The first condition means that $g\circ f$ takes values around $p$ (and I included it since you allowed for partially defined functions). The second condition ensures that $g\circ f$ is equal to $\tilde g\circ\tilde f$ close to $p$. But then
$$
\lim_{x\to p}g(f(x)) = \lim_{x\to p}\tilde g(\tilde f(x)) = \tilde g(q) = Q.
$$

Conversely, note that the first condition above is necessary to even define the limit of $g\circ f$ at $p$.

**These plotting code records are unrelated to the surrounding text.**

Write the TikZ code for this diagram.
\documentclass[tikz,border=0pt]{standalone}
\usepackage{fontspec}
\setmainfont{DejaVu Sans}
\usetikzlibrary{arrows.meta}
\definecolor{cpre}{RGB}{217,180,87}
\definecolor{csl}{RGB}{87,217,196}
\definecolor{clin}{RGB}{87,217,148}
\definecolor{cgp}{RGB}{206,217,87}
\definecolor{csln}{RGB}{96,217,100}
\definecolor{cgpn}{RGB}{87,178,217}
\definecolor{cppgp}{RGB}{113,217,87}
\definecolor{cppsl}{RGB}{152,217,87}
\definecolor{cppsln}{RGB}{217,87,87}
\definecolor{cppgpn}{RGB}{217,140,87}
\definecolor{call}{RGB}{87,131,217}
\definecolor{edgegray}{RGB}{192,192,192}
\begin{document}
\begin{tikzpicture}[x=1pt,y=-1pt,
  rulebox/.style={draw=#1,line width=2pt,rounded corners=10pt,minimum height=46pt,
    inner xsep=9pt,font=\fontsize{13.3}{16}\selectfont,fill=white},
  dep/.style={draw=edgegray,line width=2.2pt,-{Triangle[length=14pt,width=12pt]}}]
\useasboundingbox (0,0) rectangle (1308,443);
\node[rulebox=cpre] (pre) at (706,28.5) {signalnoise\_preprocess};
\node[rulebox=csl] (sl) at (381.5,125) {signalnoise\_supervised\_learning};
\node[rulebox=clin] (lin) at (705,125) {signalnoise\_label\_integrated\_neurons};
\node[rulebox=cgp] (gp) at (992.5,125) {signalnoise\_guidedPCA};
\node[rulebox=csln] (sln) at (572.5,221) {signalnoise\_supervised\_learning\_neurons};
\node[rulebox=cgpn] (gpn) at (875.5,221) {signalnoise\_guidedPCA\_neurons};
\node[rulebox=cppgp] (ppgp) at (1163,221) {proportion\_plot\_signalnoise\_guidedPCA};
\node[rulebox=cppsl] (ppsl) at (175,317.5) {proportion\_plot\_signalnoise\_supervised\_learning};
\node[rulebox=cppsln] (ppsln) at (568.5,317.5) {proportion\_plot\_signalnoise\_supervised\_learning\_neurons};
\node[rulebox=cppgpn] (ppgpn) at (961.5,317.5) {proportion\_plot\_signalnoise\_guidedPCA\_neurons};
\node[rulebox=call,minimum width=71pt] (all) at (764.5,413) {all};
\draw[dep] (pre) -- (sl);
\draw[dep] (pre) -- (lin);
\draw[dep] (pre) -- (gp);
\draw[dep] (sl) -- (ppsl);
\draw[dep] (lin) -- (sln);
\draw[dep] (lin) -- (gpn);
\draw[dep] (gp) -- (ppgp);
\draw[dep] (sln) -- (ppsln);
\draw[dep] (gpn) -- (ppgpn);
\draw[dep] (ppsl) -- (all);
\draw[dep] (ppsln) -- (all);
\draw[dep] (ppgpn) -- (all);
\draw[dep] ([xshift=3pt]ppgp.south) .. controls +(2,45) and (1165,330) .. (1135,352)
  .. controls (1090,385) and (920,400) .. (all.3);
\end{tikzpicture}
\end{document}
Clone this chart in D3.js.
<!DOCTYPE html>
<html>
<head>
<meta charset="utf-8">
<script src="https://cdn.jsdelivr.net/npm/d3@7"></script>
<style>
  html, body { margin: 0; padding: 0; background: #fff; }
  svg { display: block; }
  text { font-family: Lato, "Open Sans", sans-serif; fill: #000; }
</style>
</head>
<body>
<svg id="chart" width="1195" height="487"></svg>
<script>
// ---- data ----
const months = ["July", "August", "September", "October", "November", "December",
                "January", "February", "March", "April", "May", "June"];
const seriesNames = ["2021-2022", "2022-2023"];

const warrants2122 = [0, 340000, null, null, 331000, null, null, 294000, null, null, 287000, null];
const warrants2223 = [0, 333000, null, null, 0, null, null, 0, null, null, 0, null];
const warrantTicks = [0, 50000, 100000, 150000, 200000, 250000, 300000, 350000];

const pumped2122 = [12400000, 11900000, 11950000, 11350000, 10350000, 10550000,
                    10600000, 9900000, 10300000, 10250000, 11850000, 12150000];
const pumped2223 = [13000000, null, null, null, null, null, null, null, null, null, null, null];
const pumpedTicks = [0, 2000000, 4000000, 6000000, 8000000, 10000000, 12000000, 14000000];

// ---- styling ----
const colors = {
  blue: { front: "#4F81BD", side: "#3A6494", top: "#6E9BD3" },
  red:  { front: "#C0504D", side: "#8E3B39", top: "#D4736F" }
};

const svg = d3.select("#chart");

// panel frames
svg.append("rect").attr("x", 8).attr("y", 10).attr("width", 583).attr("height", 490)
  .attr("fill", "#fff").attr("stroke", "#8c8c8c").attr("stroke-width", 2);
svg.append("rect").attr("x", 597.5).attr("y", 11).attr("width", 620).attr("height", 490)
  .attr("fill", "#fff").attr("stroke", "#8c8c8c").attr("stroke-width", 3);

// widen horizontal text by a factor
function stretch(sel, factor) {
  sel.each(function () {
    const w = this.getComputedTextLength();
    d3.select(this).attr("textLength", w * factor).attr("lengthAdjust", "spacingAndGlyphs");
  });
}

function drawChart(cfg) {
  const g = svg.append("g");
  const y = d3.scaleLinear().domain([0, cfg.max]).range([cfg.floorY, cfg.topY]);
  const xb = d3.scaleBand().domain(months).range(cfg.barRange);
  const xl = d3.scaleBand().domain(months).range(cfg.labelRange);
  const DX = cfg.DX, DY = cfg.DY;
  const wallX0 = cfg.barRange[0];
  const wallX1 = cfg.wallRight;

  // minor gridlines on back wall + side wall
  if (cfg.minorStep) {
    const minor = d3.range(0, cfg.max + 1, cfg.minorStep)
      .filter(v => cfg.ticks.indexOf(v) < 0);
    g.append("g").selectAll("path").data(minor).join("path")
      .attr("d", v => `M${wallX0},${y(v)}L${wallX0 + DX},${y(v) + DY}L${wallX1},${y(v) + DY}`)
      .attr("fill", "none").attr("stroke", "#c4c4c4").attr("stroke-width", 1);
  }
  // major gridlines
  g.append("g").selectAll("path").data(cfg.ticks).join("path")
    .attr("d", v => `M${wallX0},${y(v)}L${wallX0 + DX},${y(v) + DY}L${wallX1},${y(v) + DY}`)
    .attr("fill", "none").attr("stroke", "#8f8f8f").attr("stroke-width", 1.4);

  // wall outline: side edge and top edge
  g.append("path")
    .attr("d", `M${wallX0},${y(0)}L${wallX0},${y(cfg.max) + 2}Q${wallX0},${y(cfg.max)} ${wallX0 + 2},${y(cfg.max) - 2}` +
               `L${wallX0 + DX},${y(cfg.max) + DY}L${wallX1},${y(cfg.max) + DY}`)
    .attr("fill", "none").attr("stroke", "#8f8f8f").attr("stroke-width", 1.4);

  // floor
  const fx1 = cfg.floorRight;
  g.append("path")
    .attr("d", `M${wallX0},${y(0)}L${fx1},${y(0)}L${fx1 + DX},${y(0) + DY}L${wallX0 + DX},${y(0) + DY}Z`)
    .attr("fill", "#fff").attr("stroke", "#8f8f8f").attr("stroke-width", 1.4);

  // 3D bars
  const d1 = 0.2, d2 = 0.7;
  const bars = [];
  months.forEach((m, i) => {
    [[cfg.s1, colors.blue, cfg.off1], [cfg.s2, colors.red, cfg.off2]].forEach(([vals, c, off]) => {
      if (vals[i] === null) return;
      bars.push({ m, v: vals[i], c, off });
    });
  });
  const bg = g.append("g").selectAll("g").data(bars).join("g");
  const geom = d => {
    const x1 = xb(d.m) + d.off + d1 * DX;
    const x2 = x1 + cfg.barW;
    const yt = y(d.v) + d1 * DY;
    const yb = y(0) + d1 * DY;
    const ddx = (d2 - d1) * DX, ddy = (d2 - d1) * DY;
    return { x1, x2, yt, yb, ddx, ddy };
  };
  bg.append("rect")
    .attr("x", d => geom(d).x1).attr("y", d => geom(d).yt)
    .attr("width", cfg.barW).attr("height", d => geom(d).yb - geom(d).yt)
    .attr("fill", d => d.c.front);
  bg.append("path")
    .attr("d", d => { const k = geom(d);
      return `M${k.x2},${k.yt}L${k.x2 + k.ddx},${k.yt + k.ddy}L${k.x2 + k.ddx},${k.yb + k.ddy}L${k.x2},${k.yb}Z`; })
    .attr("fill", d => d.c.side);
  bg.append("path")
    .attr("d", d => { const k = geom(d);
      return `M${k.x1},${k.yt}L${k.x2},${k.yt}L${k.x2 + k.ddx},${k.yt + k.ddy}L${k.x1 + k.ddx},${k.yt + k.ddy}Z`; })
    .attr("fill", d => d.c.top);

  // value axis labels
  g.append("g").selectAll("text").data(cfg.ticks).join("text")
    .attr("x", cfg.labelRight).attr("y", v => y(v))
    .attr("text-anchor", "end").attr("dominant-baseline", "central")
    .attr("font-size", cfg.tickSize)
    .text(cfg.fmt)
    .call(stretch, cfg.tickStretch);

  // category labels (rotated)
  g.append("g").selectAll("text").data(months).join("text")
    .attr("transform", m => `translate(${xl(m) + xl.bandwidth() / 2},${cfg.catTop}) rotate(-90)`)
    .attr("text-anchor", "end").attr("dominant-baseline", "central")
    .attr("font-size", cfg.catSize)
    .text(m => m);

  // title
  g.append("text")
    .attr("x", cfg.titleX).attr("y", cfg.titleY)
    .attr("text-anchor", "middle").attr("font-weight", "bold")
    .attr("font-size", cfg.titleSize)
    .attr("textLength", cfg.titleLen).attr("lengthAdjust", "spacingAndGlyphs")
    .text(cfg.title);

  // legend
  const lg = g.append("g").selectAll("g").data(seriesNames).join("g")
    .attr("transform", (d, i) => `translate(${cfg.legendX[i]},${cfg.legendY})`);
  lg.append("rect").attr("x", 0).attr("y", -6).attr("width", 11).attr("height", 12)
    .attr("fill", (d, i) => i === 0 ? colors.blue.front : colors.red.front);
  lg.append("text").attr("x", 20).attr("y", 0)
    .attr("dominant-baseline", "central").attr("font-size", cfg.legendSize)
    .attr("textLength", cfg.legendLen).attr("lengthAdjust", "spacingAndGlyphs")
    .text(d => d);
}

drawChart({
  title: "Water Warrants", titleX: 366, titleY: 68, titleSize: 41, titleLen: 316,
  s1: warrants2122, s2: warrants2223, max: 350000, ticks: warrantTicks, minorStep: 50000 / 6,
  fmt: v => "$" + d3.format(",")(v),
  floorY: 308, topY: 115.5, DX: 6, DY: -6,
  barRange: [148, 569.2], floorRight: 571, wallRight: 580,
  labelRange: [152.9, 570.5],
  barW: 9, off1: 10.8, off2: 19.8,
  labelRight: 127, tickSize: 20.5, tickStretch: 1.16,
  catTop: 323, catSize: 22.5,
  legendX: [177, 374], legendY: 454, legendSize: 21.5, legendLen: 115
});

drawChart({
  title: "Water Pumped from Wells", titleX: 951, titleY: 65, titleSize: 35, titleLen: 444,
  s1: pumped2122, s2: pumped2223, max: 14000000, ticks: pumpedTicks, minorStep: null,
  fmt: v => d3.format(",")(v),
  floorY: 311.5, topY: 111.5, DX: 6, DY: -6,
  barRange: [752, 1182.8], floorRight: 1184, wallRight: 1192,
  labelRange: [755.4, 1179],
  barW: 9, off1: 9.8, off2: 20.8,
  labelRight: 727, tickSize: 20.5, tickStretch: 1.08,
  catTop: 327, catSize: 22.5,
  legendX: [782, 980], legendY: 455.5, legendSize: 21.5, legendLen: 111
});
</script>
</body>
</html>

For the second condition, assume that the implication holds, that condition 1 holds, that $g$ is defined at $q$, and that $(x_n)_n$ is a sequence converging to $p$ with $x_n\ne p$ and $f(x_n)=q$ for all $n$. Then
$$ g(q) = \lim_{n\to\infty} g(f(x_n)) = \lim_{x\to p}g(f(x)) = Q,$$
showing that $g$ is continuous at $q$. This shows that the second condition is necessary.

In conclusion, your implication is equivalent to the two conditions.